Irish Times

Monday, July 02, 2001

VIOLENCE AND GENDER

Letter to the Editor by ISOBEL BUTLER
Irish Times

Sir, - The interim finding of Dr McKeown and colleagues (The Irish Times, June 13th) that women were much more likely than men to inflict violence on their spouses, and their comment that this is in line with international studies, are troubling.

Many Irish and international studies - e.g., Kelleher and O'Connor (1999), McWilliams and Spence (1996), Dobash &Dobash (1996), Casey (1987) - established a completely different pattern, with men as the aggressors in the vast majority of cases.

On a similar topic in your columns last year (September 27th), Prof Monica McWilliams, quoting from the British Home Office report Government Policy around Domestic Violence (1996) wrote, and it bears repeating: "The Government recognises that women are more likely to experience domestic violence at some point in their lives, more likely to experience repeat victimisation, more likely to be injured and to seek help, more likely to experience frightening threats, and more likely to be frightened and upset."

In the 1995-1998 period, of the murders of the 27 women which had been solved or awaiting trial, more than half were committed by a current or former partner and all by men (Kelleher &O'Connor ,1999).
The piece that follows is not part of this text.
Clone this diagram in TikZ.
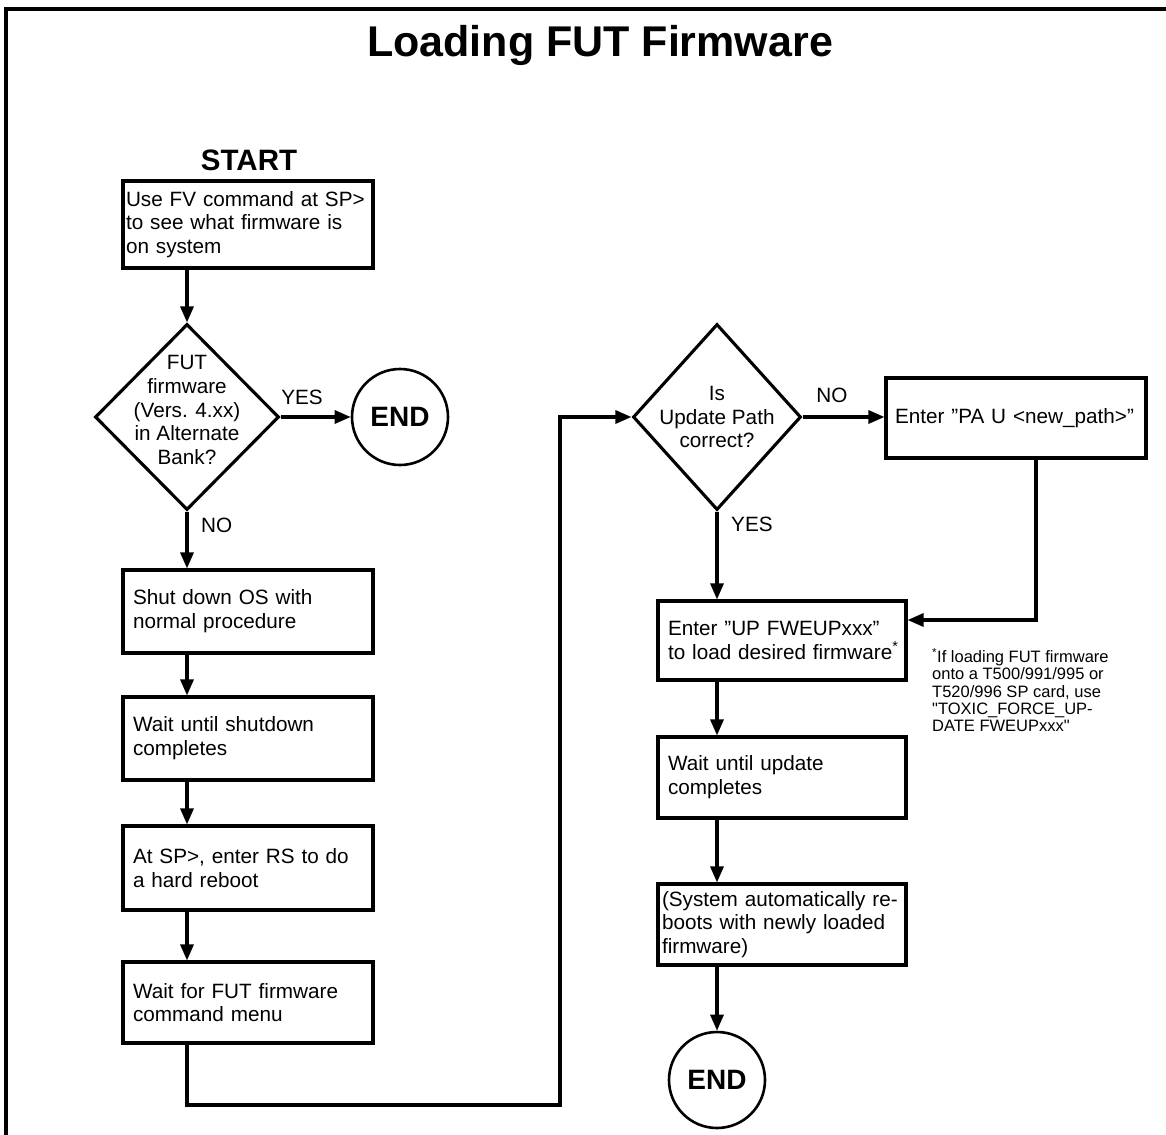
\documentclass[tikz,border=0pt]{standalone}
\usepackage{fontspec}
\setmainfont{Liberation Sans}[Ligatures=TeXOff]
\usetikzlibrary{shapes.geometric,arrows.meta}
\newcommand{\nbx}[1]{\mbox{#1}}
\begin{document}
\begin{tikzpicture}[x=1pt,y=-1pt,
  every node/.style={font=\fontsize{20.7}{23.8}\selectfont},
  box/.style={draw,line width=3.1pt,rectangle,align=left,inner ysep=0pt},
  dia/.style={draw,line width=3.1pt,diamond,inner sep=0pt},
  term/.style={draw,line width=2.6pt,circle,inner sep=0pt,minimum size=96pt,font=\bfseries\fontsize{28}{30}\selectfont},
  lbl/.style={inner sep=0pt},
  conn/.style={line width=3.1pt},
  arr/.style={conn,-{Triangle[length=16pt,width=13pt]}}]
\useasboundingbox (0,0) rectangle (1166,1134);
\draw[line width=4.5pt] (6,1145) -- (6,9) -- (1175,9);

\node[lbl,font=\bfseries\fontsize{43}{46}\selectfont] (title) at (600,45) {Loading FUT Firmware};
\node[lbl,font=\bfseries\fontsize{29.5}{32}\selectfont] (start) at (249,160) {START};

\node[box,minimum height=87,text width=244,inner xsep=3] (b1) at (248,224.5) {\nbx{Use FV command at SP>}\\\nbx{to see what firmware is}\\on system};
\node[dia,minimum width=184,minimum height=186] (d1) at (187,417) {};
\node[lbl,align=center] (d1t) at (187,410) {FUT\\firmware\\(Vers. 4.xx)\\in Alternate\\Bank?};
\node[term] (e1) at (400,417) {END};
\node[lbl] (yes1) at (302,397) {YES};
\node[lbl,anchor=west] (no1) at (201,525) {NO};

\node[box,minimum height=83,text width=230,inner xsep=10] (b2) at (248,611.5) {Shut down OS with\\normal procedure};
\node[box,minimum height=83,text width=230,inner xsep=10] (b3) at (248,738.5) {Wait until shutdown\\completes};
\node[box,minimum height=84,text width=230,inner xsep=10] (b4) at (248,868) {\nbx{At SP>, enter RS to do}\\a hard reboot};
\node[box,minimum height=81,text width=230,inner xsep=10] (b5) at (248,1002.5) {\nbx{Wait for FUT firmware}\\command menu};

\node[dia,minimum width=168,minimum height=186] (d2) at (717,417) {};
\node[lbl,align=center] (d2t) at (d2) {Is\\Update Path\\correct?};
\node[lbl] (no2) at (832,395) {NO};
\node[lbl,anchor=west] (yes2) at (731,524) {YES};
\node[box,minimum height=80,text width=242,inner xsep=9] (b6) at (1016,418) {\nbx{Enter ”PA U <new\_path>”}};

\node[box,minimum height=79,text width=228,inner xsep=10] (b7) at (782,640.5) {\nbx{Enter ”UP FWEUPxxx”}\\\nbx{to load desired firmware\textsuperscript{*}}};
\node[box,minimum height=81,text width=228,inner xsep=10] (b8) at (782,777.5) {Wait until update\\completes};
\node[box,minimum height=81,text width=240,inner xsep=4] (b9) at (782,924.5) {\nbx{(System automatically re-}\\\nbx{boots with newly loaded}\\firmware)};
\node[term] (e2) at (717,1080) {END};

\node[lbl,anchor=north west,align=left,font=\fontsize{16.5}{17.3}\selectfont] (fn) at (932,648) {\nbx{\textsuperscript{*}If loading FUT firmware}\\\nbx{onto a T500/991/995 or}\\\nbx{T520/996 SP card, use}\\\nbx{"TOXIC\_FORCE\_UP-}\\\nbx{DATE FWEUPxxx"}};

\coordinate (c1) at (187,1105);
\coordinate (c2) at (560,1105);
\coordinate (c3) at (1036,620);

\draw[arr] (b1.south -| d1) -- (d1.north);
\draw[arr] (d1.east) -- (e1.west);
\draw[arr] (d1.south) -- (b2.north -| d1);
\draw[arr] (b2.south -| d1) -- (b3.north -| d1);
\draw[arr] (b3.south -| d1) -- (b4.north -| d1);
\draw[arr] (b4.south -| d1) -- (b5.north -| d1);
\draw[arr] (b5.south -| c1) -- (c1) -- (c2) -- (c2 |- d2) -- (d2.west);
\draw[arr] (d2.east) -- (d2.east -| b6.west);
\draw[arr] (b6.south -| c3) -- (c3) -- (c3 -| b7.east);
\draw[arr] (d2.south) -- (b7.north -| d2);
\draw[arr] (b7.south -| d2) -- (b8.north -| d2);
\draw[arr] (b8.south -| d2) -- (b9.north -| d2);
\draw[arr] (b9.south -| d2) -- (e2.north);
\end{tikzpicture}
\end{document}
Is like being compared with like here? If so, we should have seen approximately 25 men murdered by their partners or former partners in the period.

Kelleher and O'Connor, on the contrary, report that two women were charged with the murder of their male partners and in both cases "a history of domestic violence against the woman was introduced as evidence in court" and "that this is consistent with international literature, which shows that when women murder they are likely to be responding to years of physical and sexual abuse".

That report also documented, as do others, a history of serious physical aggression against women, including many stabbings or threats of stabbing. Research also indicates that a significant number of assaulted pregnant women had a miscarriage as a result. In their 1991 study, McKeown and Gilligan found that the majority of sexual abuse of children was intra-familial, overwhelmingly fathers being the abusers.

In 25 years of involvement in marital breakdown, in a voluntary organisation from 1976 to 1990 and for the past 10 years as a family lawyer, my experience is that to a great extent violence or intimidation and threats of violence is a male weapon against women and children and women who experience it cannot continue in the relationship. Generally, where counselling was a viable option, clients did not experience serious personal threats or worse. Where violence is an issue husbands usually refuse to attend counselling or mediation. Is this the reason that the woman is the partner who instigates legal proceedings for divorce or separation?

Dr McKeown and colleagues acknowledge that the severity, context, reasons or initiation of the violence is not evident from the material. I trust that the final report will clarify this further and the discrepancies raised. It would be regrettable indeed if a report to establish the usefulness of counselling in troubled marriages, where like is not equated with like, could be used as a weapon against women who have already suffered more than enough. - Yours, etc.,

ISOBEL BUTLER, Solicitor, Blackrock, Co Dublin.